======== INFORMATION SHOWN
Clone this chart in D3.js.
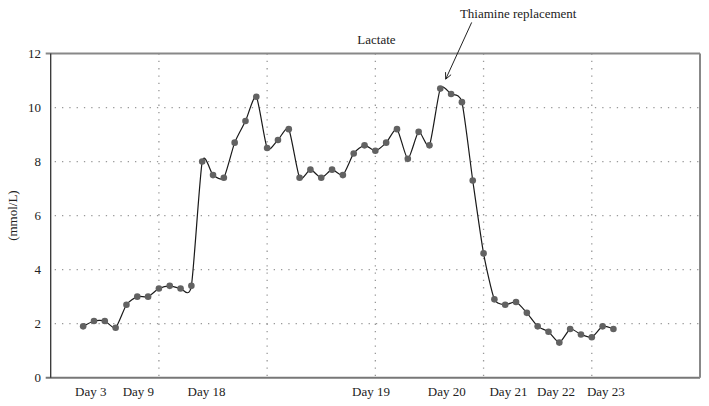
<!DOCTYPE html>
<html>
<head>
<meta charset="utf-8">
<script src="https://cdn.jsdelivr.net/npm/d3@7.9.0/dist/d3.min.js"></script>
<style>
  html, body { margin: 0; padding: 0; background: #fff; }
  svg text { font-family: "Liberation Serif", "DejaVu Serif", serif; fill: #222; }
</style>
</head>
<body>
<svg id="chart" width="709" height="406"></svg>
<script>
// lactate readings, one per category slot, starting at slot 3
const firstSlot = 3;
const lactate = [
  1.9, 2.1, 2.1, 1.85, 2.7, 3.0, 3.0, 3.3, 3.4, 3.3,
  3.4, 8.0, 7.5, 7.4, 8.7, 9.5, 10.4, 8.5, 8.8, 9.2,
  7.4, 7.7, 7.4, 7.7, 7.5, 8.3, 8.6, 8.4, 8.7, 9.2,
  8.1, 9.1, 8.6, 10.7, 10.5, 10.2, 7.3, 4.6, 2.9, 2.7,
  2.8, 2.4, 1.9, 1.7, 1.3, 1.8, 1.6, 1.5, 1.9, 1.8
];

const dayLabels = ['Day 3', 'Day 9', 'Day 18', 'Day 19', 'Day 20', 'Day 21', 'Day 22', 'Day 23'];
const dayLabelSlots = [3.7, 8.1, 14.4, 29.6, 36.6, 42.3, 46.7, 51.3];

const yTicks = [0, 2, 4, 6, 8, 10, 12];
const slotGrid = [10, 20, 30, 40, 50];

const svg = d3.select('#chart');
const x = d3.scaleLinear().domain([0, 60]).range([50.7, 700]);
const y = d3.scaleLinear().domain([0, 12]).range([377.7, 53.5]);

// dotted grid
svg.append('g')
  .selectAll('line')
  .data(yTicks.filter((t) => t > 0 && t < 12))
  .join('line')
  .attr('x1', x(0) + 4).attr('x2', x(60))
  .attr('y1', (d) => y(d)).attr('y2', (d) => y(d))
  .attr('stroke', '#999').attr('stroke-width', 1.3)
  .attr('stroke-dasharray', '1.3,6');

svg.append('g')
  .selectAll('line')
  .data(slotGrid)
  .join('line')
  .attr('x1', (d) => x(d)).attr('x2', (d) => x(d))
  .attr('y1', y(12)).attr('y2', y(0))
  .attr('stroke', '#999').attr('stroke-width', 1.3)
  .attr('stroke-dasharray', '1.3,6');

// frame
svg.append('line')
  .attr('x1', x(0) - 5).attr('x2', x(60))
  .attr('y1', y(12)).attr('y2', y(12))
  .attr('stroke', '#888').attr('stroke-width', 2);
svg.append('line')
  .attr('x1', x(0) - 5).attr('x2', x(60))
  .attr('y1', y(0)).attr('y2', y(0))
  .attr('stroke', '#777').attr('stroke-width', 2);
svg.append('line')
  .attr('x1', x(60)).attr('x2', x(60))
  .attr('y1', y(12)).attr('y2', y(0))
  .attr('stroke', '#888').attr('stroke-width', 2);
svg.append('line')
  .attr('x1', x(0)).attr('x2', x(0))
  .attr('y1', y(12)).attr('y2', y(0))
  .attr('stroke', '#333').attr('stroke-width', 1.3);

// y tick labels
svg.append('g')
  .selectAll('text')
  .data(yTicks)
  .join('text')
  .attr('x', 41)
  .attr('y', (d) => y(d))
  .attr('dy', '0.35em')
  .attr('text-anchor', 'end')
  .attr('font-size', 13)
  .text((d) => d);

// x labels
svg.append('g')
  .selectAll('text')
  .data(dayLabels)
  .join('text')
  .attr('x', (_, i) => x(dayLabelSlots[i]))
  .attr('y', 396)
  .attr('text-anchor', 'middle')
  .attr('font-size', 13)
  .text((d) => d);

svg.append('text')
  .attr('transform', `translate(17,${(y(0) + y(12)) / 2}) rotate(-90)`)
  .attr('text-anchor', 'middle')
  .attr('font-size', 13)
  .text('(mmol/L)');

svg.append('text')
  .attr('x', x(30.1)).attr('y', 43.5)
  .attr('text-anchor', 'middle')
  .attr('font-size', 13)
  .text('Lactate');

// series
const points = lactate.map((v, i) => [firstSlot + i, v]);
const line = d3.line()
  .x((d) => x(d[0]))
  .y((d) => y(d[1]))
  .curve(d3.curveCardinal.tension(0.35));

svg.append('path')
  .attr('d', line(points))
  .attr('fill', 'none')
  .attr('stroke', '#1a1a1a')
  .attr('stroke-width', 1.2);

svg.append('g')
  .selectAll('circle')
  .data(points)
  .join('circle')
  .attr('cx', (d) => x(d[0]))
  .attr('cy', (d) => y(d[1]))
  .attr('r', 3.3)
  .attr('fill', '#626262');

// annotation
const tip = [x(36.5), y(11.05)];
const tail = [x(38.9), y(13.15)];
svg.append('text')
  .attr('x', x(43.2)).attr('y', 17.5)
  .attr('text-anchor', 'middle')
  .attr('font-size', 13)
  .text('Thiamine replacement');

svg.append('line')
  .attr('x1', tail[0]).attr('y1', tail[1])
  .attr('x2', tip[0]).attr('y2', tip[1])
  .attr('stroke', '#222').attr('stroke-width', 1);

const ang = Math.atan2(tip[1] - tail[1], tip[0] - tail[0]);
const head = [ang + Math.PI - 0.45, ang + Math.PI + 0.45]
  .map((a) => [tip[0] + 7 * Math.cos(a), tip[1] + 7 * Math.sin(a)]);
svg.append('path')
  .attr('d', `M${head[0]}L${tip}L${head[1]}`)
  .attr('fill', 'none')
  .attr('stroke', '#222').attr('stroke-width', 1);
</script>
</body>
</html>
================
→ **WHAT IS BEING ASKED**: Using the listing above, list every line in which the string "chart" occurs.

→ **ANSWER**:
Clone this chart in D3.js.
<svg id="chart" width="709" height="406"></svg>
const svg = d3.select('#chart');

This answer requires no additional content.